Blogs / Esquina do Tempo

O Plano que lê o papel, mas não o país

PorBrito-Semedo7 nov 2025 23:32

 

logo_azul-03-03-03.png

 

Entre feiras e slogans, o Plano Nacional de Leitura continua a folhear relatórios e a ignorar autores. Fala de livros, mas não escuta quem os escreve.

 

Criado em Dezembro de 2017 pelo Ministério da Educação e pelo Ministério da Cultura e das Indústrias Criativas, com o patrocínio da Presidência da República e apoio da Cooperação Portuguesa, o Plano Nacional de Leitura de Cabo Verde nasceu cheio de promessas: democratizar o acesso ao livro, formar leitores e valorizar a cultura.
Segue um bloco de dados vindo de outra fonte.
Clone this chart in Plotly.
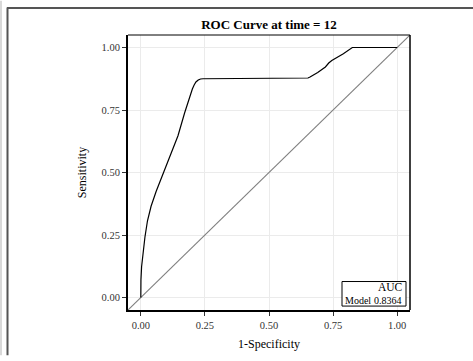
import plotly.graph_objects as go

# ROC curve points (1-Specificity, Sensitivity)
fpr = [0.000, 0.000, 0.0005, 0.003, 0.008, 0.016, 0.026, 0.040, 0.060, 0.085, 0.116,
       0.145, 0.171, 0.195, 0.201, 0.208, 0.215, 0.224, 0.233, 0.243, 0.400, 0.550,
       0.645, 0.652, 0.660, 0.690, 0.720, 0.733, 0.745, 0.790, 0.825, 0.900, 1.000]
tpr = [0.000, 0.030, 0.071, 0.123, 0.175, 0.241, 0.307, 0.365, 0.425, 0.490, 0.568,
       0.647, 0.739, 0.818, 0.834, 0.850, 0.862, 0.870, 0.874, 0.875, 0.875, 0.875,
       0.875, 0.878, 0.882, 0.900, 0.922, 0.938, 0.948, 0.975, 1.000, 1.000, 1.000]
ref_line = [-0.05, 1.05]
tick_vals = [0, 0.25, 0.5, 0.75, 1.0]
tick_text = ["0.00", "0.25", "0.50", "0.75", "1.00"]
auc_label = "Model"
auc_value = "0.8364"

W, H = 473, 361
L, R, T, B = 128, 63, 35, 46
pw, ph = W - L - R, H - T - B

def px2paper_x(px):
    return (px - L) / pw

def px2paper_y(py):
    return (H - B - py) / ph

font = "Liberation Serif, Times New Roman, serif"

fig = go.Figure()
fig.add_trace(go.Scatter(x=ref_line, y=ref_line, mode="lines",
                         line=dict(color="#7f7f7f", width=1.1), hoverinfo="skip"))
fig.add_trace(go.Scatter(x=fpr, y=tpr, mode="lines",
                         line=dict(color="black", width=1.2)))

axis_common = dict(
    range=[-0.05, 1.05], tickvals=tick_vals, ticktext=tick_text,
    showgrid=True, gridcolor="#ebebeb", gridwidth=1, zeroline=False,
    showline=True, linecolor="black", linewidth=2, mirror=False,
    ticks="outside", ticklen=4, tickcolor="#333333", tickwidth=1,
    tickfont=dict(family=font, size=10.5, color="#333333"),
)

fig.update_layout(
    width=W, height=H,
    margin=dict(l=L, r=R, t=T, b=B),
    paper_bgcolor="white", plot_bgcolor="white",
    showlegend=False,
    title=dict(text="<b>ROC Curve at time = 12</b>", x=269 / W,
               xanchor="center", y=1 - 24 / H, yanchor="middle",
               font=dict(family=font, size=13, color="black")),
    xaxis=dict(**axis_common,
               title=dict(text="1-Specificity", font=dict(family=font, size=12, color="black"),
                          standoff=10)),
    yaxis=dict(**axis_common,
               title=dict(text="Sensitivity", font=dict(family=font, size=12, color="black"),
                          standoff=12)),
)

shapes = [
    # top and right plot border
    dict(type="line", xref="paper", yref="paper", x0=0, x1=1, y0=1, y1=1,
         line=dict(color="black", width=1)),
    dict(type="line", xref="paper", yref="paper", x0=1, x1=1, y0=0, y1=1,
         line=dict(color="black", width=1.5)),
    # outer frame pieces
    dict(type="line", xref="paper", yref="paper",
         x0=px2paper_x(7.5), x1=px2paper_x(7.5), y0=px2paper_y(7), y1=px2paper_y(361),
         line=dict(color="#555555", width=2)),
    dict(type="line", xref="paper", yref="paper",
         x0=px2paper_x(7), x1=px2paper_x(473), y0=px2paper_y(7.5), y1=px2paper_y(7.5),
         line=dict(color="#555555", width=2)),
    dict(type="line", xref="paper", yref="paper",
         x0=px2paper_x(1), x1=px2paper_x(1), y0=px2paper_y(0), y1=px2paper_y(361),
         line=dict(color="#cccccc", width=1.5)),
    # AUC legend box
    dict(type="rect", xref="paper", yref="paper",
         x0=px2paper_x(342), x1=px2paper_x(406), y0=px2paper_y(311), y1=px2paper_y(286),
         line=dict(color="black", width=1), fillcolor="white"),
]
fig.update_layout(shapes=shapes)

fig.add_annotation(xref="paper", yref="paper", x=px2paper_x(404), y=px2paper_y(292),
                   text="AUC", showarrow=False, xanchor="right", yanchor="middle",
                   font=dict(family=font, size=11.5, color="black"), borderpad=0)
fig.add_annotation(xref="paper", yref="paper", x=px2paper_x(344), y=px2paper_y(305),
                   text=auc_label, showarrow=False, xanchor="left", yanchor="middle",
                   font=dict(family=font, size=10, color="black"), borderpad=0)
fig.add_annotation(xref="paper", yref="paper", x=px2paper_x(403), y=px2paper_y(305),
                   text=auc_value, showarrow=False, xanchor="right", yanchor="middle",
                   font=dict(family=font, size=10, color="black"), borderpad=0)

fig.write_html("out.html")
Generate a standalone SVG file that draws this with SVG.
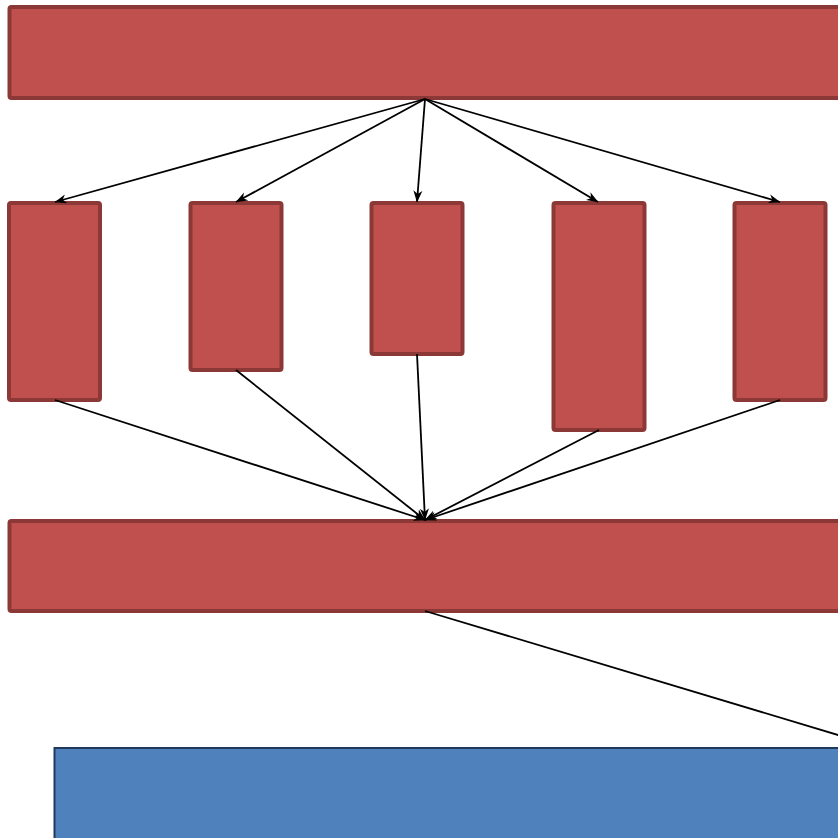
<svg xmlns="http://www.w3.org/2000/svg" width="838" height="838" viewBox="0 0 838 838">
<defs>
<style>
.r{fill:#c0504d;stroke:#8c3836;stroke-width:4;}
.b{fill:#4f81bd;stroke:#1f3a5a;stroke-width:2;}
.c{stroke:#000;stroke-width:1.8;fill:none;}
</style>
<marker id="ah" viewBox="0 0 12 10" refX="11.5" refY="5" markerWidth="12" markerHeight="10" markerUnits="userSpaceOnUse" orient="auto">
<path d="M0,0.5 L12,5 L0,9.5 L3.5,5 z" fill="#000"/>
</marker>
</defs>
<rect width="838" height="838" fill="#fff"/>
<g id="top"><rect class="r" x="9.5" y="7" width="840" height="91" rx="2"/></g>
<g id="n1"><rect class="r" x="9" y="203" width="91" height="197" rx="2"/></g>
<g id="n2"><rect class="r" x="190.5" y="203" width="91" height="167" rx="2"/></g>
<g id="n3"><rect class="r" x="371.5" y="203" width="91" height="151" rx="2"/></g>
<g id="n4"><rect class="r" x="553.5" y="203" width="91" height="227" rx="2"/></g>
<g id="n5"><rect class="r" x="734.5" y="203" width="91" height="197" rx="2"/></g>
<g id="mid"><rect class="r" x="9.5" y="521" width="840" height="90" rx="2"/></g>
<g id="bottom"><rect class="b" x="54.5" y="748" width="820" height="120"/></g>
<g id="connectors">
<line class="c" x1="425" y1="99" x2="55" y2="202" marker-end="url(#ah)"/>
<line class="c" x1="425" y1="99" x2="236" y2="202" marker-end="url(#ah)"/>
<line class="c" x1="425" y1="99" x2="417" y2="202" marker-end="url(#ah)"/>
<line class="c" x1="425" y1="99" x2="598" y2="202" marker-end="url(#ah)"/>
<line class="c" x1="425" y1="99" x2="780" y2="202" marker-end="url(#ah)"/>
<line class="c" x1="55" y1="400" x2="425" y2="520" marker-end="url(#ah)"/>
<line class="c" x1="236" y1="370" x2="425" y2="520" marker-end="url(#ah)"/>
<line class="c" x1="417" y1="354" x2="425" y2="520" marker-end="url(#ah)"/>
<line class="c" x1="599" y1="430" x2="425" y2="520" marker-end="url(#ah)"/>
<line class="c" x1="780" y1="400" x2="425" y2="520" marker-end="url(#ah)"/>
<line class="c" x1="425" y1="611" x2="878" y2="747"/>
</g>
</svg>
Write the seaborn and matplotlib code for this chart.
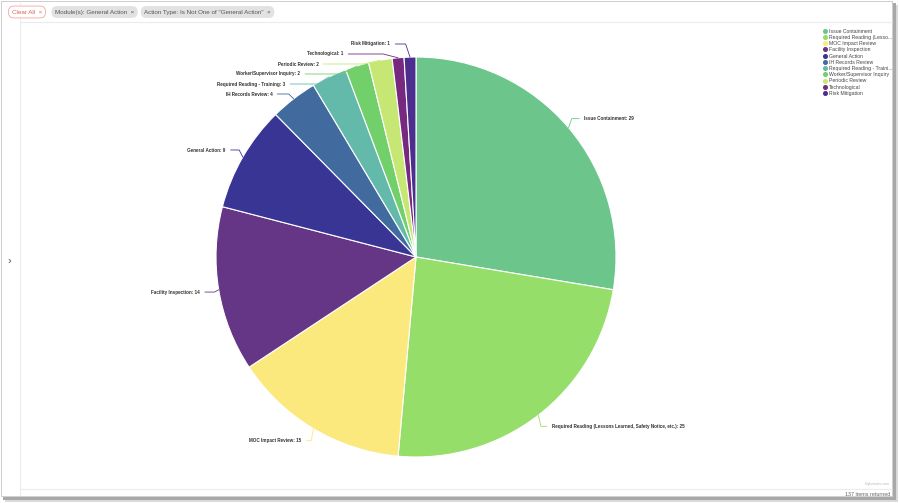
import numpy as np
import matplotlib
matplotlib.use("Agg")
import matplotlib.pyplot as plt
from matplotlib.lines import Line2D
from matplotlib.patches import Rectangle
import seaborn as sns

# data
actions = [
    "Issue Containment",
    "Required Reading (Lessons Learned, Safety Notice, etc.)",
    "MOC Impact Review",
    "Facility Inspection",
    "General Action",
    "IH Records Review",
    "Required Reading - Training",
    "Worker/Supervisor Inquiry",
    "Periodic Review",
    "Technological",
    "Risk Mitigation",
]
counts = [29, 25, 15, 14, 9, 4, 3, 2, 2, 1, 1]
legend_names = [
    "Issue Containment",
    "Required Reading (Lesso...",
    "MOC Impact Review",
    "Facility Inspection",
    "General Action",
    "IH Records Review",
    "Required Reading - Traini...",
    "Worker/Supervisor Inquiry",
    "Periodic Review",
    "Technological",
    "Risk Mitigation",
]
slice_colors = [
    "#6cc68c", "#95de6a", "#fce97e", "#653685", "#383594", "#416b9f",
    "#63b9aa", "#72d06b", "#c6e774", "#76297f", "#4b2e8e",
]
filters = ["Module(s): General Action  \u00d7", 'Action Type: Is Not One of "General Action"  \u00d7']

sns.set_theme(style="white")
plt.rcParams["font.family"] = ["Liberation Sans", "DejaVu Sans"]
palette = sns.color_palette(slice_colors)

W, H = 899, 503
fig = plt.figure(figsize=(W / 100, H / 100), dpi=100)
fig.patch.set_facecolor("white")

# ---- page chrome, pixel coordinates ----
chrome = fig.add_axes([0, 0, 1, 1], zorder=0)
chrome.set_xlim(0, W)
chrome.set_ylim(H, 0)
chrome.axis("off")
chrome.add_patch(Rectangle((5, 5), W - 6, H - 6, fc="#dadada", ec="none"))
chrome.add_patch(Rectangle((3, 3), W - 6, H - 6, fc="#a8a8a8", ec="none"))
chrome.add_patch(Rectangle((1, 1), W - 7, H - 7, fc="#cfcfcf", ec="none"))
chrome.add_patch(Rectangle((2, 2), W - 9, H - 9, fc="white", ec="none"))
chrome.plot([20, 20], [3, H - 8], color="#ececec", lw=0.8)
chrome.plot([20, W - 7], [22, 22], color="#ececec", lw=0.8)
chrome.plot([20, W - 7], [489, 489], color="#ececec", lw=0.8)
chrome.text(9, 261, "\u203a", fontsize=8, color="#555555", ha="center", va="center")
chrome.text(27, 12, "Clear All  \u00d7", fontsize=4.5, color="#e0605a", ha="center", va="center",
            bbox=dict(boxstyle="round,pad=0.55,rounding_size=0.9", fc="white", ec="#f2a6a2", lw=0.6))
chip_x = 55
for label in filters:
    t = chrome.text(chip_x, 12, label, fontsize=4.5, color="#555555", ha="left", va="center",
                    bbox=dict(boxstyle="round,pad=0.55,rounding_size=0.9", fc="#e2e2e2", ec="none"))
    fig.canvas.draw()
    bb = t.get_window_extent()
    chip_x += bb.width + 10
chrome.text(890, 484, "Highcharts.com", fontsize=2.6, color="#bbbbbb", ha="right", va="center")
chrome.text(890, 494, "137 items returned", fontsize=3.9, color="#666666", ha="right", va="center")

# ---- pie, 1 unit = 200 px, centre at (416, 257) ----
cx, cy, r_px = 416, 257, 200
ax = fig.add_axes([0, 0, 1, 1], zorder=1)
ax.patch.set_alpha(0)
ax.pie(counts, colors=palette, startangle=90, counterclock=False, radius=1,
       wedgeprops=dict(edgecolor="white", linewidth=0.8))
ax.set_aspect("auto")
ax.set_xlim(-cx / r_px, (W - cx) / r_px)
ax.set_ylim(-(H - cy) / r_px, cy / r_px)
ax.axis("off")

# data labels with crooked connectors (Highcharts style)
vals = np.array(counts, dtype=float)
mids = (np.cumsum(vals) - vals / 2) / vals.sum() * 2 * np.pi
r_lab = 1.07
top, gap = (cy - 44) / r_px, 10 / r_px
nat_y = r_lab * np.cos(mids)
side = np.where(np.sin(mids) >= 0, 1, -1)
lab_y = nat_y.copy()
for s in (1, -1):
    idx = [i for i in np.argsort(-nat_y) if side[i] == s]
    prev = top + gap
    for i in idx:
        lab_y[i] = min(nat_y[i], top, prev - gap)
        prev = lab_y[i]
for i, name in enumerate(actions):
    s = side[i]
    y = lab_y[i]
    x = s * np.sqrt(max(r_lab ** 2 - y ** 2, 0))
    ex, ey = np.sin(mids[i]), np.cos(mids[i])
    bx = x + 0.7 * (ex - x)
    ax.plot([x, bx, ex], [y, y, ey], color=palette[i], lw=0.6, clip_on=False)
    ax.text(x + s * 0.025, y, f"{name}: {counts[i]}", fontsize=3.3, fontweight="bold",
            color="#333333", ha="left" if s > 0 else "right", va="center")

# legend
handles = [Line2D([], [], marker="o", ls="", ms=2.6, color=c) for c in palette]
fig.legend(handles, legend_names, loc="upper left", bbox_to_anchor=(821 / W, 1 - 26 / H),
           frameon=False, fontsize=3.7, labelcolor="#444444", handlelength=0.6,
           handletextpad=0.5, labelspacing=0.24, borderpad=0)

fig.savefig("out.png", dpi=100, facecolor="white")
Oito anos depois, o Plano mantém-se imaculado – no papel.

 

A mais recente Grande Feira do Livro, em São Vicente, encheu a praça de tendas, discursos e fotografias oficiais. Durante cinco dias, o país pareceu ler – mas só pareceu. A festa foi bonita, o entusiasmo sincero, a retórica afinada. Mas quando os microfones se desligaram, voltaram as prateleiras vazias, as bibliotecas fechadas e o silêncio de quem nunca foi lido. Em Cabo Verde, lê-se com pompa – mas raramente com política.

 

O próprio Plano admite que não tem lista de escritores nem de obras recomendadas, remetendo para um levantamento antigo, de 2016, que identificou cem títulos sem nomear autores. E, entre todas as páginas, apenas um nome é citado: José Luís Tavares, de passagem por um prémio no Brasil. O resto é silêncio – e o silêncio, aqui, é institucional.

 

O Plano que deveria celebrar a leitura cabo-verdiana esqueceu os escritores vivos. Ignora os poetas que reinventam a língua, os romancistas que pensam o arquipélago, os cronistas que observam o quotidiano e os ensaístas que interrogam o país. Fala de identidade cultural, mas esquece quem a escreve. É uma política de leitura sem literatura – um corpo sem alma, um retrato sem rosto.

 

O país celebra feiras, mas pratica a iliteracia institucional. Exibe-se cultura como cenário, enquanto a verdadeira leitura – a que forma consciência e cidadania – é relegada ao esquecimento. Multiplicam-se campanhas e slogans – Ler é crescer! Ler é sonhar! – belas frases para uma política que lê relatórios, mas não realidades. Inspirado no modelo português, o Plano copiou sem recriar e esqueceu o que faz da leitura cabo-verdiana uma arte viva: a oralidade, a mestiçagem e o diálogo entre as ilhas e o mundo. Ambicionava ser espelho da cultura nacional e acabou reflexo burocrático de outra.

 

Talvez um dia o Plano desça à terra, visite uma escola e abra um livro cabo-verdiano. Até lá, continuará a ser o que é: um Plano que lê o papel, mas não o país.

 

Porque o verdadeiro analfabetismo de um Estado não é o de quem não sabe ler – é o de quem transforma a leitura em festa e escolhe continuar na iliteracia institucional.

 

 

N.A. – Esta crónica faz parte da série Alfinetadas, onde se afinam ideias, se questionam anúncios e se convoca o bom senso, mesmo quando há confettis no ar.